By Kumar David –
Do you want to cry for Sajith or curse his Samagi Jana Balavegaya (SJB); don’t cry for Sajith, he chose his allies and bears much responsibility for their treachery. Even worse, a month ago he appointed as National List MP an illiterate who attempted to teach Parliament Roman history declaring: “Antony said that he loved Caesar but his love for Rome was much more” and she alleged that “bloodstained” Anthony was involved in the assassination. Ignoramus! It was Marcus Junius Brutus in whose mouth the Bard put the words “Not that I loved Caesar less, but that I loved Rome more” – Act III, Scene 2.
Be that as it may, the point is that without the eight SJB traitors who backed 20A it would have fallen short of two-thirds (156 polled minus 8 SJB traitors would have been 148; two-thirds is 150). Gota-Mahinda did not secure the requisite two-thirds, rather they stole it by bribery and deception. In addition to the clown from Rome the seven others belonged to the Mano Ganesan, Bathiudeen and Rauff Hakeem outfits. I don’t know whether seven of the eight being Muslims (6) and Tamils (1) will have political consequences but the pay-outs must have been handsome. Their villainy, vapidity and venality reflect the poor judgement of Sajith, Mano, Badurdeen and Hakeem. Had the anti-SLPP voter swung 10 or 15 parliamentary seats from the SJB to the NPP-JVP, they, the masses, would have been better protected from repression and strife now unavoidable. Mobilisation would have been on a surer footing organisationally and in parliament.

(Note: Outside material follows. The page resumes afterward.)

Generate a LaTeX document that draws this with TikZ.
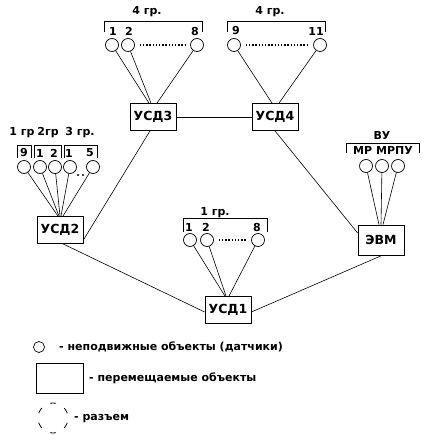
\documentclass[tikz,border=0pt]{standalone}
\usepackage{fontspec}
\setmainfont{DejaVu Sans}
\usetikzlibrary{calc}
\begin{document}
\begin{tikzpicture}[x=1pt,y=-1pt,
  every node/.style={inner sep=0pt},
  lbl/.style={font=\bfseries\fontsize{11}{13}\selectfont},
  unit/.style={draw, line width=0.8pt, minimum width=46pt, minimum height=27pt, font=\bfseries\fontsize{12.5}{14}\selectfont},
  sensor/.style={draw, circle, line width=0.7pt, minimum size=13pt},
  wire/.style={line width=0.6pt},
  brk/.style={line width=0.9pt},
  dots/.style={line width=1.4pt, dash pattern=on 1.4pt off 1.8pt}]
\useasboundingbox (0,0) rectangle (431,435);

% units
\node[unit] (usd3) at (153,117) {УСД3};
\node[unit] (usd4) at (275,117) {УСД4};
\node[unit] (usd2) at (60,230) {УСД2};
\node[unit, minimum height=30pt] (evm) at (381,240) {ЭВМ};
\node[unit] (usd1) at (228,310) {УСД1};

\draw[wire] (usd3) -- (usd4);
\draw[wire] ($(usd3.south)+(-3,0)$) -- ($(usd2.east)+(0,10)$);
\draw[wire] (usd4.south) -- ($(evm.west)+(0,-7)$);
\draw[wire] ($(usd2.south)+(3,0)$) -- ($(usd1.west)+(0,2)$);
\draw[wire] ($(evm.south)+(1,0)$) -- ($(usd1.east)+(0,2)$);

% top group 1
\node[lbl] (t1) at (147,12) {4 гр.};
\draw[brk] (104,32) -- (104,21) -- (202,21) -- (202,32);
\node[sensor] (a1) at (112,45) {};
\node[sensor] (a2) at (128,45) {};
\node[sensor] (a8) at (197,45) {};
\node[lbl] (la1) at (113,31) {1};
\node[lbl] (la2) at (129,31) {2};
\node[lbl] (la8) at (195,31) {8};
\draw[dots] ($(a2.east)+(5,0)$) -- ($(a8.west)+(-4,0)$);
\draw[wire] (a1) -- ($(usd3.north)+(-4,0)$);
\draw[wire] (a2) -- ($(usd3.north)+(-2,0)$);
\draw[wire] (a8) -- ($(usd3.north)+(4,0)$);

% top group 2
\node[lbl] (t2) at (270,12) {4 гр.};
\draw[brk] (227,32) -- (227,21) -- (325,21) -- (325,32);
\node[sensor] (b9) at (234,45) {};
\node[sensor] (b11) at (320,45) {};
\node[lbl] (lb9) at (236,31) {9};
\node[lbl] (lb11) at (316,31) {11};
\draw[dots] ($(b9.east)+(5,0)$) -- ($(b11.west)+(-4,0)$);
\draw[wire] (b9) -- ($(usd4.north)+(-3,0)$);
\draw[wire] (b11) -- ($(usd4.north)+(4,0)$);

% left group
\node[lbl] (t3) at (22,133) {1 гр};
\node[lbl] (t4) at (48,133) {2гр};
\node[lbl] (t5) at (80,133) {3 гр.};
\draw[brk] (17,158) -- (17,145) -- (31,145) -- (31,158);
\draw[brk] (34,158) -- (34,145) -- (61,145) -- (61,158);
\draw[brk] (64,158) -- (64,145) -- (97,145) -- (97,158);
\node[sensor] (c1) at (24,167) {};
\node[sensor] (c2) at (40,167) {};
\node[sensor] (c3) at (55,167) {};
\node[sensor] (c4) at (70,167) {};
\node[sensor] (c5) at (93,167) {};
\node[lbl] (lc1) at (24,153) {9};
\node[lbl] (lc2) at (40,153) {1};
\node[lbl] (lc3) at (54,153) {2};
\node[lbl] (lc4) at (69,153) {1};
\node[lbl] (lc5) at (90,153) {5};
\fill (78,175) circle (1.2);
\fill (83,175) circle (1.2);
\draw[wire] (c1) -- ($(usd2.north)+(-2,0)$);
\draw[wire] (c2) -- ($(usd2.north)+(-1,0)$);
\draw[wire] (c3) -- ($(usd2.north)+(0,0)$);
\draw[wire] (c4) -- ($(usd2.north)+(1,0)$);
\draw[wire] (c5) -- ($(usd2.north)+(3,0)$);

% bottom group
\node[lbl] (t6) at (215,213) {1 гр.};
\draw[brk] (183,232) -- (183,218) -- (267,218) -- (267,232);
\node[sensor] (d1) at (190,240) {};
\node[sensor] (d2) at (207,240) {};
\node[sensor] (d8) at (258,240) {};
\node[lbl] (ld1) at (189,227) {1};
\node[lbl] (ld2) at (206,227) {2};
\node[lbl] (ld8) at (257,227) {8};
\draw[dots] ($(d2.east)+(5,0)$) -- ($(d8.west)+(-5,0)$);
\draw[wire] (d1) -- ($(usd1.north)+(-3,0)$);
\draw[wire] (d2) -- ($(usd1.north)+(-2,0)$);
\draw[wire] (d8) -- ($(usd1.north)+(1,0)$);

% VU group
\node[lbl] (t7) at (382,135) {ВУ};
\draw[brk] (346,153) -- (346,143) -- (419,143) -- (419,153);
\node[lbl] (le) at (383,150) {МР МРПУ};
\node[sensor] (e1) at (366,166) {};
\node[sensor] (e2) at (382,166) {};
\node[sensor] (e3) at (398,166) {};
\draw[wire] (e1) -- ($(evm.north)+(-2,0)$);
\draw[wire] (e2) -- ($(evm.north)+(0,0)$);
\draw[wire] (e3) -- ($(evm.north)+(2,0)$);

% legend
\node[sensor, minimum size=11pt] (k1) at (39,347) {};
\node[lbl, anchor=west] (k1t) at (59,347) {- неподвижные объекты (датчики)};
\node[draw, line width=0.8pt, minimum width=47pt, minimum height=30pt] (k2) at (59.5,378) {};
\node[lbl, anchor=west] (k2t) at (89,378) {- перемещаемые объекты};
\node[circle, minimum size=30pt] (k3) at (53,418) {};
\draw[line width=0.8pt, dash pattern=on 6pt off 9.7pt, dash phase=10.85pt] (k3.center) circle (15);
\node[lbl, anchor=west] (k3t) at (74,419) {- разъем};
\end{tikzpicture}
\end{document}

Notwithstanding the setback and despite the Sajith-Mano-Rauff-Bathiudeen zoo, it is important to retain an alliance of the left, civil society and soft liberals; an “everybody is welcome” mobilisation. I know there are and always were “we alone can build the revolutionary party” sectarians in our midst; subduing them is another headache – cannon to left of us, cannon to right of us! This raises a point about leaderships and alliances. A global lesson of late 20-th and 21-st Century politics is that commitment to leaders and parties must be elastic, not set in stone. The LSSP, to which yours faithfully made a long-term commitment, had a useful shelf-life of 30 years from 1935 till 1965-66 when it succumbed to Sinhala racism. It needs good judgement to discern when to adjust alignment. While it is fickle to jump here and there like a jack-in-the-box, it is brain dead not to see when leaders are past their use-by date and to postpone fashioning new weapons fit for the day.

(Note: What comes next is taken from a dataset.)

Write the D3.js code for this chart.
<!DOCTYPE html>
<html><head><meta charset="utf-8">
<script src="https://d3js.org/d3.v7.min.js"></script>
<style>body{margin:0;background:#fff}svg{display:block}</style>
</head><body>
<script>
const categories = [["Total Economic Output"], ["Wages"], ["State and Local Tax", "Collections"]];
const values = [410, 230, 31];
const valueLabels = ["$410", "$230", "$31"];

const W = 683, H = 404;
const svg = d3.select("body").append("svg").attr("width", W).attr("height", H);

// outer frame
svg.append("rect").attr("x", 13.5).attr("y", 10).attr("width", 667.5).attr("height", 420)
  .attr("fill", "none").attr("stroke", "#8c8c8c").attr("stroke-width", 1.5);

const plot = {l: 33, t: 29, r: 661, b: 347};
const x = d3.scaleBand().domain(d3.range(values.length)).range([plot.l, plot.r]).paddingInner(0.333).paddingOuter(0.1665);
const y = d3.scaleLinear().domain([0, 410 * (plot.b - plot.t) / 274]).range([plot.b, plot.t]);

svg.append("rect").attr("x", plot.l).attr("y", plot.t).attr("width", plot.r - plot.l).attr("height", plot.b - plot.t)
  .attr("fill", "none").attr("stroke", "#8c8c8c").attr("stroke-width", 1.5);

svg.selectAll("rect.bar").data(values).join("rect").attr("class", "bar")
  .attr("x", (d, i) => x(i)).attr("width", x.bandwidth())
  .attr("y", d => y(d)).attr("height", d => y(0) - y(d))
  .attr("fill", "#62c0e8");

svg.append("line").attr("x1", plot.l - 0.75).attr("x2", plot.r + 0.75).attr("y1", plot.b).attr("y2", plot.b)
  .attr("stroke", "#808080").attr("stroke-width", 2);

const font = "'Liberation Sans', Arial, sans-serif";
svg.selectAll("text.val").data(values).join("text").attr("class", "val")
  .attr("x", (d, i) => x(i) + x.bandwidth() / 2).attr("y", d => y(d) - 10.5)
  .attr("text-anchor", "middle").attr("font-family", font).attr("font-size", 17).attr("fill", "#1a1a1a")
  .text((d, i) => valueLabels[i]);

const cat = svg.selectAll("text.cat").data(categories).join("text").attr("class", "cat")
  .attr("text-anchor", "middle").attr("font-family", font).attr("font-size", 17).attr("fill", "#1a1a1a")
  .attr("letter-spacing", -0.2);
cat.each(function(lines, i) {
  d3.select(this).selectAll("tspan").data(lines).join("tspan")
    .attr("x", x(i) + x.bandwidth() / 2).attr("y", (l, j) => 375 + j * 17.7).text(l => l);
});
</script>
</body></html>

Regarding alliances, again judgement matters. To take an example I cannot emphasise too much that the “Single-Issue, Common-Candidate”(SI-CC) motif that unified the alliance to win the 2015 presidency was dead right. It was imperative to defeat Mahinda Rajapaksa’s attempt at a third-term; that is focus on SI was strategically perfect. The tactic to unify large sections required CC. SI-CC was a success but history never stops. [The Great War to end all wars did not stall history nor freeze out a Second World War]. As the story went our CC was a crack-pot, but had we suspected it there was no way to reverse the Ranil-Chandrika surprise and change candidate. The yahapalana government elected in 2015 has been judged a failure though not as abysmal as made out – 19A was a step forward despite its jinxes; that’s why 20A is deemed essential by aficionados of dictatorship. SI-CC served its purpose, but alliances are tactical and it is time to move on.

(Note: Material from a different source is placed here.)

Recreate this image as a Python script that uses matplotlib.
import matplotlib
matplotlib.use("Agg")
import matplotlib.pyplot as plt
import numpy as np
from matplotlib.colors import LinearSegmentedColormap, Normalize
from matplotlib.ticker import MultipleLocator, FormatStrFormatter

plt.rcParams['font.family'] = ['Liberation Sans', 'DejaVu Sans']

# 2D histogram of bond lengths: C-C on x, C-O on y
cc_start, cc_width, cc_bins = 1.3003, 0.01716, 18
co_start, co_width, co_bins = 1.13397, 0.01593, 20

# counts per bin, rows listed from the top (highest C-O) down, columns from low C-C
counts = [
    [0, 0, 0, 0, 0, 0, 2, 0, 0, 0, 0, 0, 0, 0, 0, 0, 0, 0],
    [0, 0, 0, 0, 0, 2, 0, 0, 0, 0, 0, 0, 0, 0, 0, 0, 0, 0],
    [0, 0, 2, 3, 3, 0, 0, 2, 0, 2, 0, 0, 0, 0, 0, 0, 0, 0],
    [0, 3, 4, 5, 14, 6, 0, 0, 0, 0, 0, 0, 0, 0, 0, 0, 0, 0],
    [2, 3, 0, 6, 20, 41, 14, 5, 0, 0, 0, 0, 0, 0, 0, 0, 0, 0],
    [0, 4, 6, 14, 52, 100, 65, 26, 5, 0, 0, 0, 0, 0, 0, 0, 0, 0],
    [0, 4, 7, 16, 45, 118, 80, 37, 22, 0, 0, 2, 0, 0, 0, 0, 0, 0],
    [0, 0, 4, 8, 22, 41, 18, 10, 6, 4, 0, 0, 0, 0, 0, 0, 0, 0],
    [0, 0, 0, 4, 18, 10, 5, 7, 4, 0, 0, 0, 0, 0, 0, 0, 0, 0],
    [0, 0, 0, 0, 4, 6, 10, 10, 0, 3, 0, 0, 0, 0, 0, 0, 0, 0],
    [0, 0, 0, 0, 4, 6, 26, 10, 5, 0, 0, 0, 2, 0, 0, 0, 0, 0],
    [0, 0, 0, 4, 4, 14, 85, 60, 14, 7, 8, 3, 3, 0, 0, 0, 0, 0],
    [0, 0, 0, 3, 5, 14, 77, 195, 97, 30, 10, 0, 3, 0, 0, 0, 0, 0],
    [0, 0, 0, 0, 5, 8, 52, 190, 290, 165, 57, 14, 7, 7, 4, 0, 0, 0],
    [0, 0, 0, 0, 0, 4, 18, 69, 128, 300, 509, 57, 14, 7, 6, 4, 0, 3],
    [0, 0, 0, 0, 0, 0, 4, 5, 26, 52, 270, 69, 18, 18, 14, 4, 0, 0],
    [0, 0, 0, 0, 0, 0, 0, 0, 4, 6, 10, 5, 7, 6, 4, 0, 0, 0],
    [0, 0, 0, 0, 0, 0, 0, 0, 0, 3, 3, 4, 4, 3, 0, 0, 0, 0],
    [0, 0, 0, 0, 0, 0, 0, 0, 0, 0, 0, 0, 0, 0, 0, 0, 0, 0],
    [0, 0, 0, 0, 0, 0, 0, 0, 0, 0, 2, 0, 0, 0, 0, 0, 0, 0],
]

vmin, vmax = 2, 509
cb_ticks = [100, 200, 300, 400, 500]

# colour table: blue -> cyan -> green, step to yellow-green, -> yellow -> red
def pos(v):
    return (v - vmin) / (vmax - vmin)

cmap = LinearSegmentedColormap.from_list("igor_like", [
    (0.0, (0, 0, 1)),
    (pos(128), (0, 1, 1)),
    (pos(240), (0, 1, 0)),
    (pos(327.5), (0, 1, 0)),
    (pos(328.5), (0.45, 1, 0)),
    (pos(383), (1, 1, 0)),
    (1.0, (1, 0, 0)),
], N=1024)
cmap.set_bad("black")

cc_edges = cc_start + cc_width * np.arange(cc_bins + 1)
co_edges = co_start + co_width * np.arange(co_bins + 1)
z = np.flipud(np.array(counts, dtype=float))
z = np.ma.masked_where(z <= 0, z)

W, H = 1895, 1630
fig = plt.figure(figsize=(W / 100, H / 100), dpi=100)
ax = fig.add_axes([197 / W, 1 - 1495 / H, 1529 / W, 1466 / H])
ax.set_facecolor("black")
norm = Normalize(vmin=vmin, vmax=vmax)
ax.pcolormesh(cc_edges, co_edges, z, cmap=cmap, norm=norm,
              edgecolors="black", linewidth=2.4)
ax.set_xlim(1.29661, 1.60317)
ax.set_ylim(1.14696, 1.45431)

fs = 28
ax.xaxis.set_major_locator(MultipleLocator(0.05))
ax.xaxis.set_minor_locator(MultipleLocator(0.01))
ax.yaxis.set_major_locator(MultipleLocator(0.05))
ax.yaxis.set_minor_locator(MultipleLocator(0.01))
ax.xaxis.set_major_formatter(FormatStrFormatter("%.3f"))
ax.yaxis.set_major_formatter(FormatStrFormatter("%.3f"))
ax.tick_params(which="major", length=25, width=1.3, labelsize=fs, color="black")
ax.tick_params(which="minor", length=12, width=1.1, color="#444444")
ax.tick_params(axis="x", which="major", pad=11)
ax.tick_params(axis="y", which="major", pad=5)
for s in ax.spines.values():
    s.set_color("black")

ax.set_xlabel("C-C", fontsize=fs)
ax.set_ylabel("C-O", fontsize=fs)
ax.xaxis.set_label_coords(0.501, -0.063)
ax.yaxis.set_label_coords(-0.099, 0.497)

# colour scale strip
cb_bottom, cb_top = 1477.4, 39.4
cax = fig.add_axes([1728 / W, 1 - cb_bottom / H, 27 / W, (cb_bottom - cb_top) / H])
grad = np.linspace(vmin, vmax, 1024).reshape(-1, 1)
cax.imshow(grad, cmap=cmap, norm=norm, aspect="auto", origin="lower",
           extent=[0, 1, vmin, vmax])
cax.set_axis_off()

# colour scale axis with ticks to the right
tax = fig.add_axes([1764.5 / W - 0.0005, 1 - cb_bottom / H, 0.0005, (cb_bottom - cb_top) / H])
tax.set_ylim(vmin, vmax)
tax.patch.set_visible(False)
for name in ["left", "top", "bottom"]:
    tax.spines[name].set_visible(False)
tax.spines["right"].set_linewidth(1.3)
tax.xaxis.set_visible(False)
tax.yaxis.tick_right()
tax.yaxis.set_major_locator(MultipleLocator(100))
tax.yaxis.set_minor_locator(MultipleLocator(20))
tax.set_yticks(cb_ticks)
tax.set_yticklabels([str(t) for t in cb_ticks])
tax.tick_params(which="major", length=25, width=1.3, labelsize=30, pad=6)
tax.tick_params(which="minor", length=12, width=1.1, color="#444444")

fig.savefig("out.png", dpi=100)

And where have we arrived? Sadly, the skies over the land of my birth are overcast; prognosis is unhappy. The people themselves handed a near two-thirds majority to those now marinating dictatorship. But even in bad times life goes on. Lanka must fight on with the wisdom of Sun Tze (The Art of War): “If you know yourself and you know your enemy, you can win”. To know ourselves is to understand a perilous future. To make amends for the transgression that oafish woman has done the Bard let me end with a few lines (not in sequence) from Mark Anthony’s soliloquy over Caesar’s body just before that greatest ever sales-pitch he imposed on his friends, Romans and countrymen.
A curse shall light upon the limbs of men;
Domestic fury and fierce civil strife
Blood and destruction shall be so in use
That mothers shall but smile when they behold
Their infants quarter’d with the hands of war.
(Caesar’s ghost) will cry ‘Havoc,’ and let slip the dogs of war
That this foul deed shall smell above the earth
With carrion men groaning for burial.
(Act III, Scene 1)
Poetic exuberance? Perhaps, but the treachery of those elected in August to oppose dictatorship, but bowed down before it in October is so foul a deed that it “smells above the earth”.